Located inside the Ellis Hotel, the restaurant itself doesn’t specifically have any stories of hauntings but the hotel is well-known in Atlanta for it. The Ellis Hotel opened in 1913 under the name Winecoff Hotel, built out of brick and stone it was declared fireproof at the time despite not having sprinklers or fire escapes. In 1946, a fire broke out and while the fire department was quick to the scene, their ladders could only reach the 8th floor of the 15 story building. The end result, 119 of 280 guests died that night. This has led to supernatural experiences in the years to come, of footsteps in empty hallways, tools moving of their own accord, and ghostly faces seen in the windows screaming in terror.

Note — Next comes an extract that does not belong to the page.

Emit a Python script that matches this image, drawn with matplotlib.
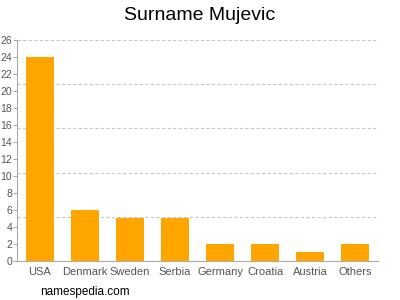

Some have even said they could hear the screams of women and children.
Located on the town square, this restaurant isn’t specifically haunted but the town square and former Public House across the square is where this tale starts. During the Civil War, the building nearby was a commissary, the owner’s daughter, Katherine, had a very public relationship with a Union soldier named Michael. Of course, it didn’t end well, Michael was hung from a tree in the square, as Katherine looked on from a window in the commissary. She soon afterward hung herself in that very building. It’s said that the ghosts of Katherine and Michael have been seen in the upper windows of the former Public House. So when sitting down to eat at the Mill Kitchen and Bar, feel free to take a long look across the square and see if you discover anything worth telling.
Is located directly across the street from Atlanta’s most haunted site…Oakland Cemetery. While the restaurant itself has no reports of ghosts, it overlooks a hot bed of activity. So come at night for a roof top view over the cemetery and see if you notice anything out of the ordinary. The most common stories include that of ghostly men in Civil War uniforms wandering the grounds, lying wounded on headstones and even hanging from trees. Some have heard a distant Army roll call, with faint voices answering “heah” or “present”. For a more recent ghost, Jasper Newton Smith, a real estate investor has been known to climb out of his grave and sit in a chair on top of his mausoleum where his look-a-like statue is located and watch the world pass by, sometimes late at night he then walks the grounds.
Across the street from Fox Theater, the restaurant itself has no stories to tell, but there is plenty of activity just a few steps away. Opened in 1929 as a movie theater modeled after the ornate concert halls and ancient temples of the Far East, it contains several ghostly experiences. Two different women coming and going, as well as a Confederate Solider looking out the window. One of the women is dressed in 1930s style evening clothing, she suddenly appeared in the middle of the ladies lounge late at night before disappearing again within the blink of an eye. Another particular phenomena involves the elevator. In the 1940s, one of the managers and his girlfriend lived on the fourth floor. One day, she was found dead and it was ruled an accident. Ever since the backstage elevator heads to the fourth floor no matter what button is pushed.